**THE PROBLEM**
From the listing below, count the lines where the string "that" occurs. Give the number, with no other words.

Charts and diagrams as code

□ □ □ □

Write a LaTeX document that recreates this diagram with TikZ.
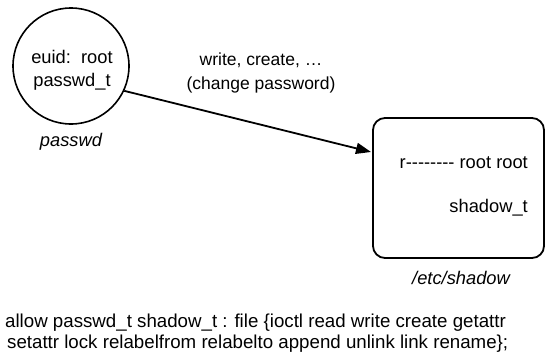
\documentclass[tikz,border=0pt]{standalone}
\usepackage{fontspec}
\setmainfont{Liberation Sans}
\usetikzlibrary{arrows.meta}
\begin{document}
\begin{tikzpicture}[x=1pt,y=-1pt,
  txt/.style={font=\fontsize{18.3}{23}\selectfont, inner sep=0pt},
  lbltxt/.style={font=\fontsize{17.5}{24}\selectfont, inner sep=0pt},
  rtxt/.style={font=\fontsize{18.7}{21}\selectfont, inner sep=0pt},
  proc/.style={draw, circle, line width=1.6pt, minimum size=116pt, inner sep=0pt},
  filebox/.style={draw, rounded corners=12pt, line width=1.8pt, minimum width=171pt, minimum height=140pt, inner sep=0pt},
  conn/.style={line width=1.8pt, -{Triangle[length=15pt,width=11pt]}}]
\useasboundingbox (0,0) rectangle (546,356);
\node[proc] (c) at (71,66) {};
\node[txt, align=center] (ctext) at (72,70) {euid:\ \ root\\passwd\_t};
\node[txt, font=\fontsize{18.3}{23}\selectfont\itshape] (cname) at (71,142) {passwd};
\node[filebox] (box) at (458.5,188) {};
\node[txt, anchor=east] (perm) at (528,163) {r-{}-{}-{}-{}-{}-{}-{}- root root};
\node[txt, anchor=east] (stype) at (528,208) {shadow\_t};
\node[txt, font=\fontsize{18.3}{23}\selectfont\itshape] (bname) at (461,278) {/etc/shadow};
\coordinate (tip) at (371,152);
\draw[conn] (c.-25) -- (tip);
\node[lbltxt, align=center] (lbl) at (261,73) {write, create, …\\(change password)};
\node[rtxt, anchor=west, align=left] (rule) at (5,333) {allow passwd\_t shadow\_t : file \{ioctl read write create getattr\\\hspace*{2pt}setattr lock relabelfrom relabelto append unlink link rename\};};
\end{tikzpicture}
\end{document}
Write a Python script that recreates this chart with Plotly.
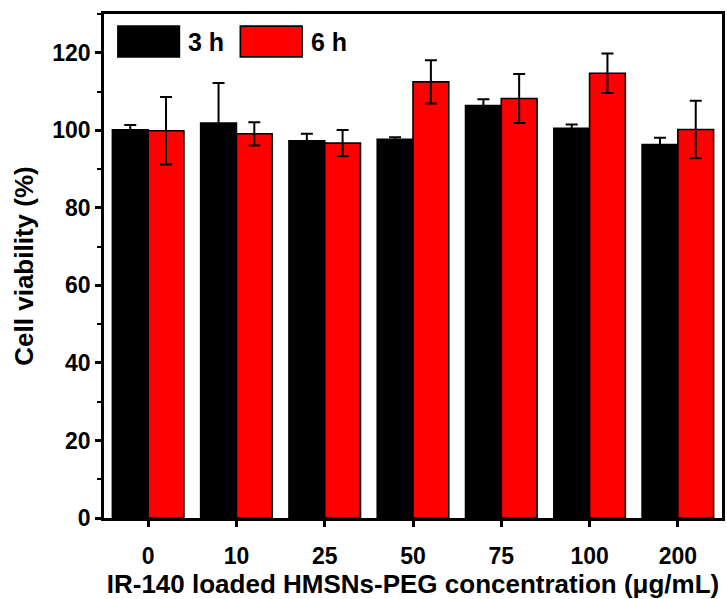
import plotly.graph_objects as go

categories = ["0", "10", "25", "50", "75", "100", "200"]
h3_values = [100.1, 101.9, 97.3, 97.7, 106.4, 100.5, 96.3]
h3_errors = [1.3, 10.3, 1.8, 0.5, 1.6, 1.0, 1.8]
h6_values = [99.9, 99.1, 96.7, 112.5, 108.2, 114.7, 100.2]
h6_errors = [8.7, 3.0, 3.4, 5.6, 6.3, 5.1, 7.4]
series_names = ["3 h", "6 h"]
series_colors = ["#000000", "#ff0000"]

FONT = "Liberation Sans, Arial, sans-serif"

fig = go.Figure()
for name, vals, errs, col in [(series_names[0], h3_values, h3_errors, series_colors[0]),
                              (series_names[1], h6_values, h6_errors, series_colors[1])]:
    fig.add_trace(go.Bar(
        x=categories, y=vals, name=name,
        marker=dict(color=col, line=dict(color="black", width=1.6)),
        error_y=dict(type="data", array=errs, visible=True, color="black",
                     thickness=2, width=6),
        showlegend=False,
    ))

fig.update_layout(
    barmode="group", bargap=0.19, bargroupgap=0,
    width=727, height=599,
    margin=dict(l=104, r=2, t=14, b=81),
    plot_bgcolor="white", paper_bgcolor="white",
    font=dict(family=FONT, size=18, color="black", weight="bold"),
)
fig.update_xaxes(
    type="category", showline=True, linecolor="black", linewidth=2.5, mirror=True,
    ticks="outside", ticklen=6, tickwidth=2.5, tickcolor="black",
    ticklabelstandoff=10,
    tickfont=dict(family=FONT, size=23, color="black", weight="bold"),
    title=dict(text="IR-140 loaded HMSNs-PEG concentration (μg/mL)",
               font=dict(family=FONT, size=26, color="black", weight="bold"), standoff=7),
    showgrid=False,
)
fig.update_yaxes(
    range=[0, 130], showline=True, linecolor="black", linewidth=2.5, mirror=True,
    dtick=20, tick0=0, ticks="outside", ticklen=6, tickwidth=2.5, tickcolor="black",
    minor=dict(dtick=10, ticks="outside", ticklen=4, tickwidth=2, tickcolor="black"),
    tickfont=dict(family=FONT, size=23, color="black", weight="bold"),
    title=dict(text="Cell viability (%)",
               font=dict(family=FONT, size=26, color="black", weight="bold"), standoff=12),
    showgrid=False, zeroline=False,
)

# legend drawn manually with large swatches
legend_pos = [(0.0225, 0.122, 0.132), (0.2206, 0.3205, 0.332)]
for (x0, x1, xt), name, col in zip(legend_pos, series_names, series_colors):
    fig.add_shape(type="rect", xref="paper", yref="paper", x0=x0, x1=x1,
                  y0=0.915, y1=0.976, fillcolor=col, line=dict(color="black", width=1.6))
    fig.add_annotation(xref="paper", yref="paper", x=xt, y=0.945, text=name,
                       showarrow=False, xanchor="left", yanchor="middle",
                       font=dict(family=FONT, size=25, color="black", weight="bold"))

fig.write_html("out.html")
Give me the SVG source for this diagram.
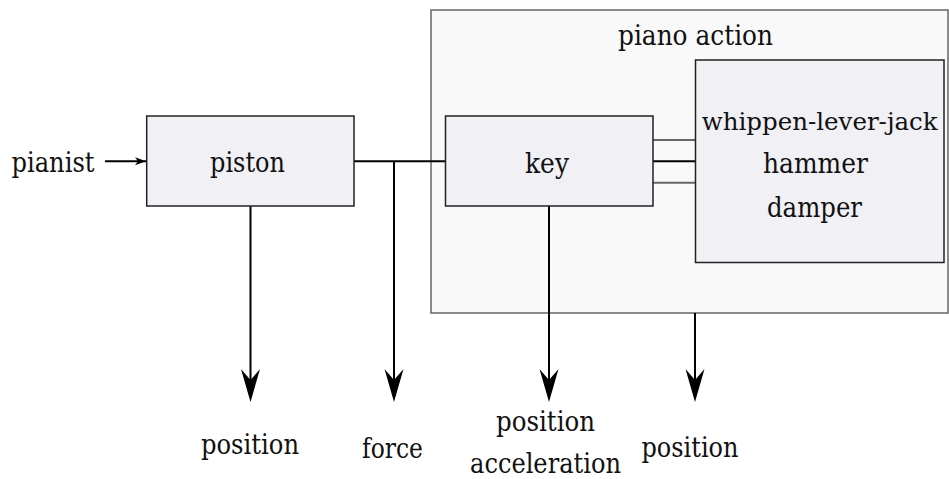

□ □ □ □

**FINAL RESULT**
2